Abstract

A wealth of data, providing both nuanced understanding and occasionally ‘white noise’Last year I referred to the ‘remarkable decade’ of archaeological investigation, the decade following the turn of the millennium, when Greece as a nation, and the city of Athens and Attica at large, prepared for the 2004 Olympic Games; when cities and countryside benefited in a variety of ways from the cumulative cultural investment of European Union, philanthropic and commercial funding to expand the scope of the country's heritage. New sites were investigated and new museums opened their doors, with a host of conservators and designers deployed to support them. That was before the economic downturn of 2008 and the consequent contraction of fieldwork, of professional and technical staff, and of research services in general.The fruits of the ‘remarkable decade’ are nevertheless continuing to appear in books and journals.

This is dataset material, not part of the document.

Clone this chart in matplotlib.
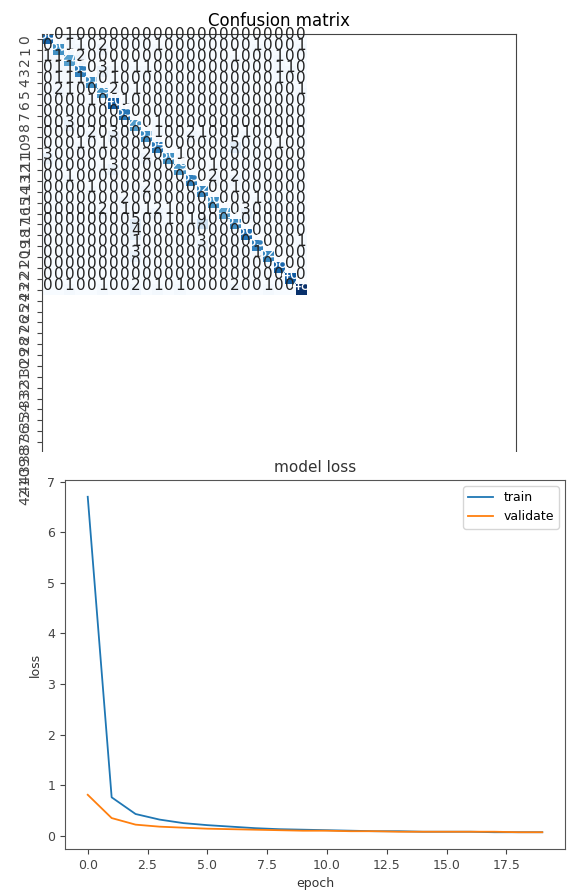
import matplotlib
matplotlib.use("Agg")
import matplotlib.pyplot as plt
from matplotlib.patches import Rectangle
import numpy as np

# ---------------- data ----------------
n_classes = 43
class_labels = [str(i) for i in range(n_classes)]

cm_rows = [
    [38,0,1,0,0,0,0,0,0,0,0,0,0,0,0,0,0,0,0,0,0,0,0,0],
    [0,30,1,1,0,2,0,0,0,0,1,0,0,0,0,0,0,0,0,1,0,0,0,1],
    [1,1,27,2,0,0,0,0,0,0,0,0,0,0,0,0,0,1,0,0,0,1,0,0],
    [0,1,1,33,0,3,1,0,1,1,0,0,0,0,0,0,0,0,0,0,0,1,1,0],
    [0,1,1,1,31,0,1,0,0,0,0,0,0,0,0,0,0,0,0,0,0,1,0,0],
    [0,2,1,0,0,29,2,0,1,0,0,0,0,0,0,0,0,0,0,0,0,0,0,1],
    [0,0,0,0,1,0,40,1,0,0,0,0,0,0,0,0,0,0,0,0,0,0,0,0],
    [0,0,0,0,0,0,0,35,0,0,0,0,0,0,0,0,0,0,0,0,0,0,0,0],
    [0,0,3,0,0,0,0,0,28,0,1,0,0,0,0,0,0,0,0,0,0,0,0,0],
    [0,0,0,0,2,0,3,0,0,31,1,0,0,2,1,0,0,0,1,0,0,0,0,0],
    [0,0,0,1,0,1,0,0,0,0,34,0,0,0,0,0,0,5,0,0,0,1,0,0],
    [3,0,0,0,0,0,0,0,0,2,0,30,1,0,0,0,0,0,0,0,0,0,0,0],
    [0,0,0,0,0,1,3,0,0,0,0,0,29,0,0,1,0,0,0,0,0,0,0,0],
    [0,0,1,0,0,0,0,0,0,0,0,0,0,33,0,2,0,2,0,0,0,0,0,0],
    [0,0,0,0,1,0,0,0,0,2,0,0,0,0,32,0,0,1,0,0,0,0,0,0],
    [0,0,0,0,0,0,0,2,0,0,0,0,0,0,0,30,0,0,0,1,0,0,0,0],
    [0,0,0,0,0,2,0,1,0,1,2,1,0,0,0,0,27,0,3,0,0,0,0,0],
    [0,0,0,0,0,0,0,0,5,0,0,1,0,1,9,0,0,31,0,0,0,0,0,0],
    [0,0,0,0,0,0,0,0,4,0,0,0,0,0,0,0,0,0,36,0,0,0,0,0],
    [0,0,0,0,0,0,0,0,1,0,0,0,0,0,3,0,0,0,0,33,0,0,0,1],
    [0,0,0,0,0,0,0,0,3,0,0,0,0,0,0,0,0,0,0,1,32,0,0,0],
    [0,0,0,0,0,0,0,0,0,0,0,0,0,0,0,0,0,0,0,0,0,38,0,0],
    [0,0,0,0,0,0,0,0,0,0,0,0,0,0,0,0,0,0,0,0,0,0,40,0],
    [0,0,1,0,0,1,0,0,2,0,1,0,1,0,0,0,0,2,0,0,1,0,0,48],
]

epochs = list(range(20))
train_loss = [6.70, 0.76, 0.43, 0.32, 0.25, 0.21, 0.18, 0.15, 0.13, 0.12,
              0.11, 0.10, 0.09, 0.09, 0.08, 0.08, 0.08, 0.07, 0.07, 0.07]
val_loss = [0.81, 0.35, 0.22, 0.18, 0.16, 0.14, 0.13, 0.12, 0.11, 0.10,
            0.10, 0.09, 0.09, 0.08, 0.08, 0.08, 0.08, 0.08, 0.07, 0.07]

# ---------------- figure ----------------
W, H = 567, 894
fig = plt.figure(figsize=(W / 100, H / 100), dpi=100)

def px_axes(left, top, right, bottom):
    return [left / W, 1 - bottom / H, (right - left) / W, (bottom - top) / H]

cm = np.array(cm_rows)
ax1 = fig.add_axes(px_axes(42, 34, 516, 502))
ax1.imshow(cm, cmap=plt.cm.Blues, interpolation="nearest", aspect="auto")
ax1.set_title("Confusion matrix", fontsize=12)
ticks = np.arange(n_classes)
ax1.set_xticks(ticks)
ax1.set_xticklabels(class_labels, rotation=45, fontsize=10)
ax1.set_yticks(ticks)
ax1.set_yticklabels(class_labels, rotation=90, fontsize=10, va="center",
                    color="#333333")
ax1.tick_params(colors="#444444")
for s in ax1.spines.values():
    s.set_color("#444444")
ax1.set_xlim(-0.5, n_classes - 0.5)
ax1.set_ylim(n_classes - 0.5, -0.5)
thresh = cm.max() / 2.0
for i in range(cm.shape[0]):
    for j in range(cm.shape[1]):
        ax1.text(j, i, str(cm[i, j]), ha="center", va="baseline", fontsize=11,
                 color="white" if cm[i, j] > thresh else "#222222")

# white background of the lower panel, covering the lower part of the matrix axes
fig.patches.append(Rectangle((30 / W, 0), 1 - 30 / W, 1 - 452 / H,
                             transform=fig.transFigure, facecolor="white",
                             edgecolor="none", zorder=1))

ax2 = fig.add_axes(px_axes(65, 480, 565, 849))
ax2.set_zorder(2)
ax2.plot(epochs, train_loss, label="train", linewidth=1.3)
ax2.plot(epochs, val_loss, label="validate", linewidth=1.3)
ax2.set_title("model loss", fontsize=11, color="#333333")
ax2.set_ylabel("loss", fontsize=9, color="#333333")
ax2.set_xlabel("epoch", fontsize=9, labelpad=4, color="#333333")
ax2.tick_params(labelsize=9, colors="#444444")
for s in ax2.spines.values():
    s.set_color("#555555")
ax2.legend(loc="upper right", fontsize=9)

fig.savefig("out.png", dpi=100)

Robert Pitt provided the first glimpse of these developments in his report on Athens and Attica (AR 57 [2010–2011] 31–48), drawing on the first fascicule of volumes 56–59 [2001–2004] of ADelt, to which archaeologists are required to report their work in the year in which it took place. ADelt is a necessarily cumbersome and slow publication, whose future is uncertain, as Cathy Morgan explained in her introduction to AG 2009–2010 (AR 56 [2009–2010] 1). The complexity of the process of collating, editing, and publishing archaeological work, of all periods, in a single book seems even less viable today as government budgets have become tightly constrained.